Senses of Cinema has long provided a platform for analysis of experimental and avant-garde work, and our second mini-dossier in this issue continues this tradition, focussing on British experimental film and video. As well as covering contemporary British work, the dossier extends geographically to trace the exchange between the UK and Australia, and reaches back to the past, surveying some seminal British works that have recently been re-visited. All the articles are written by practitioners, who straddle the divide between theory and practice with aplomb.

This issue also features a number of interviews across a diversity of subjects, themes and contexts.

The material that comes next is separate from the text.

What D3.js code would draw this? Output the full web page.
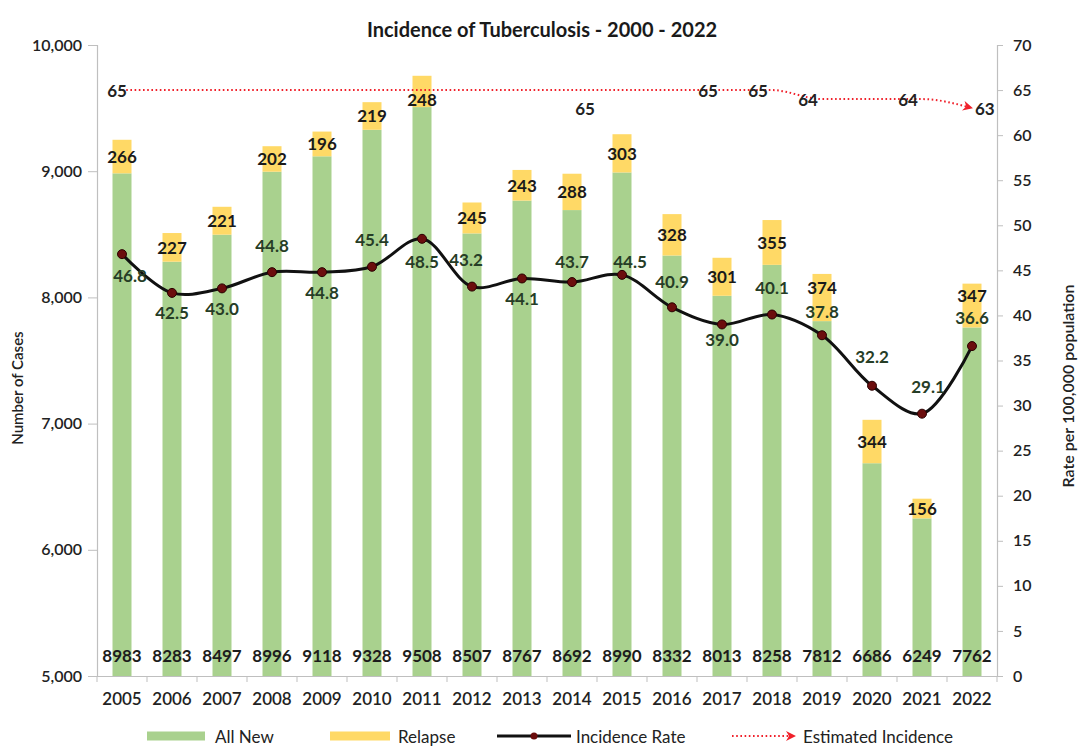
<!DOCTYPE html>
<html>
<head>
<meta charset="utf-8">
<script src="https://cdn.jsdelivr.net/npm/d3@7"></script>
<style>
  html, body { margin: 0; padding: 0; background: #ffffff; }
  svg { display: block; font-family: Lato, "Open Sans", sans-serif; }
</style>
</head>
<body>
<svg id="chart" width="1082" height="747"></svg>
<script>
// ---------- data ----------
const years = ["2005","2006","2007","2008","2009","2010","2011","2012","2013","2014","2015","2016","2017","2018","2019","2020","2021","2022"];
const allNew = [8983, 8283, 8497, 8996, 9118, 9328, 9508, 8507, 8767, 8692, 8990, 8332, 8013, 8258, 7812, 6686, 6249, 7762];
const relapse = [266, 227, 221, 202, 196, 219, 248, 245, 243, 288, 303, 328, 301, 355, 374, 344, 156, 347];
const incidenceRate = [46.8, 42.5, 43.0, 44.8, 44.8, 45.4, 48.5, 43.2, 44.1, 43.7, 44.5, 40.9, 39.0, 40.1, 37.8, 32.2, 29.1, 36.6];
const estimatedIncidence = [65, 65, 65, 65, 65, 65, 65, 65, 65, 65, 65, 65, 65, 65, 64, 64, 64, 63];
const estimatedLabelYears = ["2005", "2014", "2017", "2018", "2019", "2021", "2022"];
const leftTicks = [5000, 6000, 7000, 8000, 9000, 10000];
const rightTicks = [0, 5, 10, 15, 20, 25, 30, 35, 40, 45, 50, 55, 60, 65, 70];
const seriesNames = ["All New", "Relapse", "Incidence Rate", "Estimated Incidence"];
const titleText = "Incidence of Tuberculosis - 2000 - 2022";

// ---------- layout / style ----------
const L = 97, R = 997, T = 45, B = 676;
const GREEN = "#a9d18e", YELLOW = "#ffd966", RED = "#f0202a", AXIS = "#bfbfbf";
// label placement (dx, dy) for rate labels
const rateLabelPos = [[8,21],[0,20],[0,20],[0,-27],[0,20],[0,-27],[0,23],[-6,-27],[0,20],[0,-21],[8,-13],[0,-26],[0,15],[0,-27],[0,-24],[0,-29],[6,-27],[0,-29]];
const relapseLabelDy = {"2011": 8, "2022": -10, "2019": -10};
const estLabelPos = {"2005":[-5,0,"middle"],"2014":[13,18,"middle"],"2017":[-14,0,"middle"],"2018":[-14,0,"middle"],"2019":[-14,0,"middle"],"2021":[-14,0,"middle"],"2022":[3,0,"start"]};

const svg = d3.select("#chart");

const x = d3.scaleBand().domain(years).range([L, R]).paddingInner(0.62).paddingOuter(0.31);
const yL = d3.scaleLinear().domain([5000, 10000]).range([B, T]);
const yR = d3.scaleLinear().domain([0, 70]).range([B, T]);
const cx = d => x(d) + x.bandwidth() / 2;

// ---------- title ----------
svg.append("text").attr("x", 542).attr("y", 29).attr("text-anchor", "middle")
  .attr("dominant-baseline", "central").attr("font-size", 20).attr("font-weight", 700)
  .attr("fill", "#1a1a1a").text(titleText);

// ---------- bars ----------
const rows = years.map((y, i) => ({ year: y, n: allNew[i], r: relapse[i], rate: incidenceRate[i], est: estimatedIncidence[i] }));

svg.append("g").selectAll("rect").data(rows).join("rect")
  .attr("x", d => x(d.year)).attr("width", x.bandwidth())
  .attr("y", d => yL(d.n)).attr("height", d => yL(5000) - yL(d.n))
  .attr("fill", GREEN);

svg.append("g").selectAll("rect").data(rows).join("rect")
  .attr("x", d => x(d.year)).attr("width", x.bandwidth())
  .attr("y", d => yL(d.n + d.r)).attr("height", d => yL(d.n) - yL(d.n + d.r))
  .attr("fill", YELLOW);

// ---------- axes ----------
const gL = svg.append("g").attr("transform", `translate(${L},0)`)
  .call(d3.axisLeft(yL).tickValues(leftTicks).tickFormat(d3.format(",")).tickSize(9).tickPadding(6));
const gR = svg.append("g").attr("transform", `translate(${R},0)`)
  .call(d3.axisRight(yR).tickValues(rightTicks).tickSize(6).tickPadding(10));
const gX = svg.append("g").attr("transform", `translate(0,${B})`)
  .call(d3.axisBottom(x).tickSize(0).tickPadding(17));
[gL, gR, gX].forEach(g => {
  g.select(".domain").attr("stroke", AXIS).attr("stroke-width", 1.2);
  g.selectAll(".tick line").attr("stroke", AXIS);
  g.selectAll(".tick text").attr("font-size", 16).attr("font-weight", 600).attr("fill", "#222")
    .attr("font-family", "Lato, sans-serif");
});
gX.selectAll(".tick text").attr("font-size", 17);
gX.select(".domain").attr("d", `M${L},0.5H${R}`);
// category separator ticks
gX.append("g").selectAll("line").data(years.concat(["__end"])).join("line")
  .attr("x1", (d, i) => L + i * x.step()).attr("x2", (d, i) => L + i * x.step())
  .attr("y1", 0).attr("y2", 6).attr("stroke", AXIS);

// axis titles
svg.append("text").attr("transform", "translate(17,388) rotate(-90)")
  .attr("text-anchor", "middle").attr("dominant-baseline", "central")
  .attr("font-size", 15).attr("font-weight", 600).attr("fill", "#222").text("Number of Cases");
svg.append("text").attr("transform", "translate(1067,386) rotate(-90)")
  .attr("text-anchor", "middle").attr("dominant-baseline", "central")
  .attr("font-size", 16).attr("font-weight", 600).attr("fill", "#222").text("Rate per 100,000 population");

// ---------- estimated incidence (dotted red w/ arrow) ----------
const defs = svg.append("defs");
defs.append("marker").attr("id", "arrow").attr("viewBox", "0 0 10 10")
  .attr("refX", 9).attr("refY", 5).attr("markerWidth", 5).attr("markerHeight", 5)
  .attr("markerUnits", "strokeWidth").attr("orient", "auto")
  .append("path").attr("d", "M0,0L10,5L0,10L3,5Z").attr("fill", RED);

const estLine = d3.line().x(d => cx(d.year)).y(d => yR(d.est)).curve(d3.curveMonotoneX);
svg.append("path").datum(rows).attr("d", estLine)
  .attr("fill", "none").attr("stroke", RED).attr("stroke-width", 2)
  .attr("stroke-dasharray", "1.6,2.6").attr("marker-end", "url(#arrow)");

svg.append("g").selectAll("text").data(rows.filter(d => estimatedLabelYears.includes(d.year))).join("text")
  .attr("x", d => cx(d.year) + estLabelPos[d.year][0])
  .attr("y", d => yR(d.est) + estLabelPos[d.year][1])
  .attr("text-anchor", d => estLabelPos[d.year][2]).attr("dominant-baseline", "central")
  .attr("font-size", 17).attr("font-weight", 700).attr("fill", "#222")
  .text(d => d.est);

// ---------- incidence rate line ----------
const rateLine = d3.line().x(d => cx(d.year)).y(d => yR(d.rate)).curve(d3.curveCatmullRom.alpha(0.5));
svg.append("path").datum(rows).attr("d", rateLine)
  .attr("fill", "none").attr("stroke", "#111").attr("stroke-width", 3);
svg.append("g").selectAll("circle").data(rows).join("circle")
  .attr("cx", d => cx(d.year)).attr("cy", d => yR(d.rate)).attr("r", 4.5)
  .attr("fill", "#6b0d0d").attr("stroke", "#2a0000").attr("stroke-width", 1);

// ---------- data labels ----------
// relapse labels (centered in yellow segment)
svg.append("g").selectAll("text").data(rows).join("text")
  .attr("x", d => cx(d.year))
  .attr("y", d => (yL(d.n) + yL(d.n + d.r)) / 2 + (relapseLabelDy[d.year] || 0))
  .attr("text-anchor", "middle").attr("dominant-baseline", "central")
  .attr("font-size", 17).attr("font-weight", 700).attr("fill", "#1a1a1a")
  .text(d => d.r);

// all new labels at bar base
svg.append("g").selectAll("text").data(rows).join("text")
  .attr("x", d => cx(d.year)).attr("y", B - 21)
  .attr("text-anchor", "middle").attr("dominant-baseline", "central")
  .attr("font-size", 17).attr("font-weight", 700).attr("fill", "#1c1c1c")
  .text(d => d.n);

// rate labels
svg.append("g").selectAll("text").data(rows).join("text")
  .attr("x", (d, i) => cx(d.year) + rateLabelPos[i][0])
  .attr("y", (d, i) => yR(d.rate) + rateLabelPos[i][1])
  .attr("text-anchor", "middle").attr("dominant-baseline", "central")
  .attr("font-size", 17).attr("font-weight", 700).attr("fill", "#263d26")
  .text(d => d3.format(".1f")(d.rate));

// ---------- legend ----------
const lg = svg.append("g").attr("font-size", 17).attr("fill", "#222");
const LY = 736;
lg.append("rect").attr("x", 147).attr("y", LY - 4.5).attr("width", 58).attr("height", 9).attr("fill", GREEN);
lg.append("text").attr("x", 215).attr("y", LY).attr("dominant-baseline", "central").attr("fill", "#222").text(seriesNames[0]);
lg.append("rect").attr("x", 330).attr("y", LY - 4.5).attr("width", 60).attr("height", 9).attr("fill", YELLOW);
lg.append("text").attr("x", 398).attr("y", LY).attr("dominant-baseline", "central").attr("fill", "#222").text(seriesNames[1]);
lg.append("line").attr("x1", 497).attr("x2", 571).attr("y1", LY).attr("y2", LY).attr("stroke", "#111").attr("stroke-width", 3);
lg.append("circle").attr("cx", 534).attr("cy", LY).attr("r", 3.5).attr("fill", "#6b0d0d");
lg.append("text").attr("x", 576).attr("y", LY).attr("dominant-baseline", "central").attr("fill", "#222").text(seriesNames[2]);
lg.append("line").attr("x1", 732).attr("x2", 795).attr("y1", LY).attr("y2", LY)
  .attr("stroke", RED).attr("stroke-width", 2).attr("stroke-dasharray", "1.6,2.6").attr("marker-end", "url(#arrow)");
lg.append("text").attr("x", 803).attr("y", LY).attr("dominant-baseline", "central").attr("fill", "#222").text(seriesNames[3]);
</script>
</body>
</html>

Brigitta Wagner speaks to German visual artist and documentary filmmaker Philip Scheffner, while George Kouvaros talks to Laura Israel, video editor for American photographer and documentary director Robert Frank. Additionally, Eleonora Raspi interviews Enrica Fico about her work and life with her collaborator and late husband, Michelangelo Antonioni.

Finally, we have the usual diverse array of feature articles, focusing on everything from the Australian filmmaker Richard Tuohy, to sounding loneliness in Under the Skin, to David Fincher’s Zodiac read as a work profoundly anxious about cinema’s digital turn. We are particularly pleased to be able to include a beautiful reflection from the prominent South Korean documentary maker Kim Soyoung, on her new “Exile Trilogy” about the Korean diaspora in Central Asia and film as a “technology of the dead.”

Even as we continue to mourn the passing of masters, we continue to celebrate the artform to which they dedicated their lives.